#### GIVEN INFORMATION:
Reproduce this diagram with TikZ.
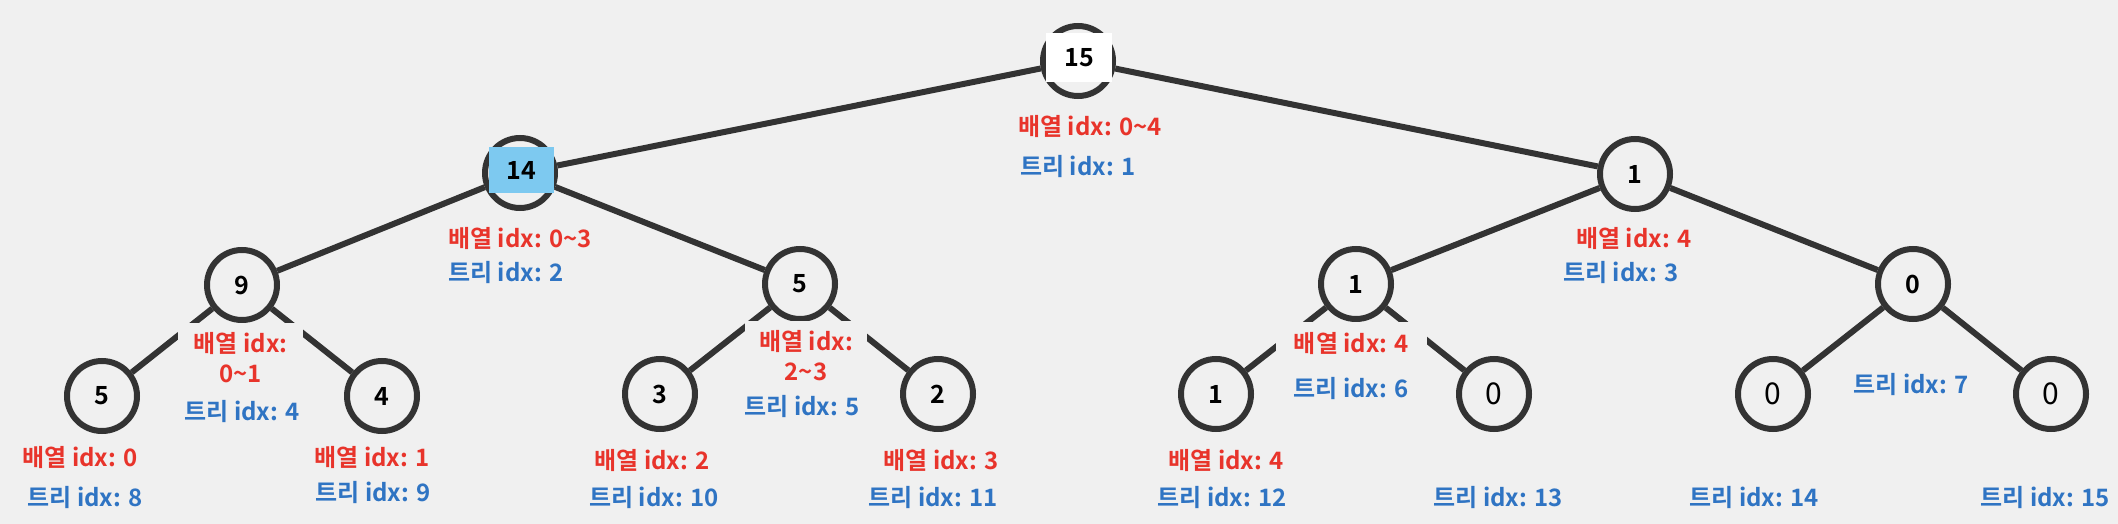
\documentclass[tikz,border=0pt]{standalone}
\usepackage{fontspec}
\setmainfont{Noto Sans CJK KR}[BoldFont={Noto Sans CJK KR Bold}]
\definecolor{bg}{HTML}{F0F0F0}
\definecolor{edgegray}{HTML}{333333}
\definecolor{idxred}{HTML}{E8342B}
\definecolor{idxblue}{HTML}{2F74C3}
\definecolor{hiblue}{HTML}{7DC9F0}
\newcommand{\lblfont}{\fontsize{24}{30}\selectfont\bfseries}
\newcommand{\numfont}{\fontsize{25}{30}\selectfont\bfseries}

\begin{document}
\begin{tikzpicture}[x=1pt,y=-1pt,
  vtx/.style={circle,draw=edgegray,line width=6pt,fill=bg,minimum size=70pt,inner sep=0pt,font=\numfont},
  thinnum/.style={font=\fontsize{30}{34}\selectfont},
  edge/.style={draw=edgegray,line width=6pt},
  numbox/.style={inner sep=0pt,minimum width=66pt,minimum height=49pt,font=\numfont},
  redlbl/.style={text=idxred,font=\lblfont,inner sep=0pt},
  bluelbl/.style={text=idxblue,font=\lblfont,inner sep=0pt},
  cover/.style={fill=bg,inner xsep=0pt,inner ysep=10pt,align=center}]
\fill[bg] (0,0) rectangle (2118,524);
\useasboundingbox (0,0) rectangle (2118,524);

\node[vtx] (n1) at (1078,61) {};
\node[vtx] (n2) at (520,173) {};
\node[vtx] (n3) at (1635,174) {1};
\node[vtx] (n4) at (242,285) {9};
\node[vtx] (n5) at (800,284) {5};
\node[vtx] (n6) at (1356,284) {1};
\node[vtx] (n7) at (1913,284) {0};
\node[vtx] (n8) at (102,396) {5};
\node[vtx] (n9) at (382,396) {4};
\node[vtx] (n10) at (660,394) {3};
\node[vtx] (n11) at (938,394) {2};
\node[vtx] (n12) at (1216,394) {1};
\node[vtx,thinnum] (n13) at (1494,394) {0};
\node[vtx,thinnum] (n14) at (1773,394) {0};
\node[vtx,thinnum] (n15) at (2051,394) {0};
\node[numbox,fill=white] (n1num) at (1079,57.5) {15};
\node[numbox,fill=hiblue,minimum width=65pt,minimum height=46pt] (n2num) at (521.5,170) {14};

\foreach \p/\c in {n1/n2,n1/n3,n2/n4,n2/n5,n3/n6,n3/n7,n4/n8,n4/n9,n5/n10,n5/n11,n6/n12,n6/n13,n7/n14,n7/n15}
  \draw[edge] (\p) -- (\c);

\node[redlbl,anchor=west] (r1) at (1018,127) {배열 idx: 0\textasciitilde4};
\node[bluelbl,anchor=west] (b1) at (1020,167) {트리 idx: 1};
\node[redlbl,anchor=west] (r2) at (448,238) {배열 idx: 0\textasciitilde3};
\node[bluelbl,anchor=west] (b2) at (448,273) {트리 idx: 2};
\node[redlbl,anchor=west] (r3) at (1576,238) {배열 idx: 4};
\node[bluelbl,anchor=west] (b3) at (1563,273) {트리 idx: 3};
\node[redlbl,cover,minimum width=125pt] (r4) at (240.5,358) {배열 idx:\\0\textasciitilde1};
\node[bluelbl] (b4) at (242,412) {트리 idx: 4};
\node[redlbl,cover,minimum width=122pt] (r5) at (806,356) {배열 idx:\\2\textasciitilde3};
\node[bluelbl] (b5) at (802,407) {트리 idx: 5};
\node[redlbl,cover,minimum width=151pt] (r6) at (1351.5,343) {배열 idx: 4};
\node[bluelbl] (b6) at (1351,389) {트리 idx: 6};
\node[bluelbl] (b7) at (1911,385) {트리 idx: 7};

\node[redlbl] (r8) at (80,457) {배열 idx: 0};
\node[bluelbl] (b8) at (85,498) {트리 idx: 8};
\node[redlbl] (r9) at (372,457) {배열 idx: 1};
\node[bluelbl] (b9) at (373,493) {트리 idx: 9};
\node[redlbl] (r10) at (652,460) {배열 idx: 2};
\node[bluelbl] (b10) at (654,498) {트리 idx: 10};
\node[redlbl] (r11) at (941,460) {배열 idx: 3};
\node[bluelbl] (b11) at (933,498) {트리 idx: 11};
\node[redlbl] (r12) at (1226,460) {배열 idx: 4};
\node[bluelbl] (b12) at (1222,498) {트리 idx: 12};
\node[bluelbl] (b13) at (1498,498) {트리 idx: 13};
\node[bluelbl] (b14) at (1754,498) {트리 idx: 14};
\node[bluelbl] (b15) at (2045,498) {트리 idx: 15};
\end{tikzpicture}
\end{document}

#### REQUIREMENT:
Images should not appear in the copy; retype the listing above exactly.

#### FINAL RESULT:
Reproduce this diagram with TikZ.
\documentclass[tikz,border=0pt]{standalone}
\usepackage{fontspec}
\setmainfont{Noto Sans CJK KR}[BoldFont={Noto Sans CJK KR Bold}]
\definecolor{bg}{HTML}{F0F0F0}
\definecolor{edgegray}{HTML}{333333}
\definecolor{idxred}{HTML}{E8342B}
\definecolor{idxblue}{HTML}{2F74C3}
\definecolor{hiblue}{HTML}{7DC9F0}
\newcommand{\lblfont}{\fontsize{24}{30}\selectfont\bfseries}
\newcommand{\numfont}{\fontsize{25}{30}\selectfont\bfseries}

\begin{document}
\begin{tikzpicture}[x=1pt,y=-1pt,
  vtx/.style={circle,draw=edgegray,line width=6pt,fill=bg,minimum size=70pt,inner sep=0pt,font=\numfont},
  thinnum/.style={font=\fontsize{30}{34}\selectfont},
  edge/.style={draw=edgegray,line width=6pt},
  numbox/.style={inner sep=0pt,minimum width=66pt,minimum height=49pt,font=\numfont},
  redlbl/.style={text=idxred,font=\lblfont,inner sep=0pt},
  bluelbl/.style={text=idxblue,font=\lblfont,inner sep=0pt},
  cover/.style={fill=bg,inner xsep=0pt,inner ysep=10pt,align=center}]
\fill[bg] (0,0) rectangle (2118,524);
\useasboundingbox (0,0) rectangle (2118,524);

\node[vtx] (n1) at (1078,61) {};
\node[vtx] (n2) at (520,173) {};
\node[vtx] (n3) at (1635,174) {1};
\node[vtx] (n4) at (242,285) {9};
\node[vtx] (n5) at (800,284) {5};
\node[vtx] (n6) at (1356,284) {1};
\node[vtx] (n7) at (1913,284) {0};
\node[vtx] (n8) at (102,396) {5};
\node[vtx] (n9) at (382,396) {4};
\node[vtx] (n10) at (660,394) {3};
\node[vtx] (n11) at (938,394) {2};
\node[vtx] (n12) at (1216,394) {1};
\node[vtx,thinnum] (n13) at (1494,394) {0};
\node[vtx,thinnum] (n14) at (1773,394) {0};
\node[vtx,thinnum] (n15) at (2051,394) {0};
\node[numbox,fill=white] (n1num) at (1079,57.5) {15};
\node[numbox,fill=hiblue,minimum width=65pt,minimum height=46pt] (n2num) at (521.5,170) {14};

\foreach \p/\c in {n1/n2,n1/n3,n2/n4,n2/n5,n3/n6,n3/n7,n4/n8,n4/n9,n5/n10,n5/n11,n6/n12,n6/n13,n7/n14,n7/n15}
  \draw[edge] (\p) -- (\c);

\node[redlbl,anchor=west] (r1) at (1018,127) {배열 idx: 0\textasciitilde4};
\node[bluelbl,anchor=west] (b1) at (1020,167) {트리 idx: 1};
\node[redlbl,anchor=west] (r2) at (448,238) {배열 idx: 0\textasciitilde3};
\node[bluelbl,anchor=west] (b2) at (448,273) {트리 idx: 2};
\node[redlbl,anchor=west] (r3) at (1576,238) {배열 idx: 4};
\node[bluelbl,anchor=west] (b3) at (1563,273) {트리 idx: 3};
\node[redlbl,cover,minimum width=125pt] (r4) at (240.5,358) {배열 idx:\\0\textasciitilde1};
\node[bluelbl] (b4) at (242,412) {트리 idx: 4};
\node[redlbl,cover,minimum width=122pt] (r5) at (806,356) {배열 idx:\\2\textasciitilde3};
\node[bluelbl] (b5) at (802,407) {트리 idx: 5};
\node[redlbl,cover,minimum width=151pt] (r6) at (1351.5,343) {배열 idx: 4};
\node[bluelbl] (b6) at (1351,389) {트리 idx: 6};
\node[bluelbl] (b7) at (1911,385) {트리 idx: 7};

\node[redlbl] (r8) at (80,457) {배열 idx: 0};
\node[bluelbl] (b8) at (85,498) {트리 idx: 8};
\node[redlbl] (r9) at (372,457) {배열 idx: 1};
\node[bluelbl] (b9) at (373,493) {트리 idx: 9};
\node[redlbl] (r10) at (652,460) {배열 idx: 2};
\node[bluelbl] (b10) at (654,498) {트리 idx: 10};
\node[redlbl] (r11) at (941,460) {배열 idx: 3};
\node[bluelbl] (b11) at (933,498) {트리 idx: 11};
\node[redlbl] (r12) at (1226,460) {배열 idx: 4};
\node[bluelbl] (b12) at (1222,498) {트리 idx: 12};
\node[bluelbl] (b13) at (1498,498) {트리 idx: 13};
\node[bluelbl] (b14) at (1754,498) {트리 idx: 14};
\node[bluelbl] (b15) at (2045,498) {트리 idx: 15};
\end{tikzpicture}
\end{document}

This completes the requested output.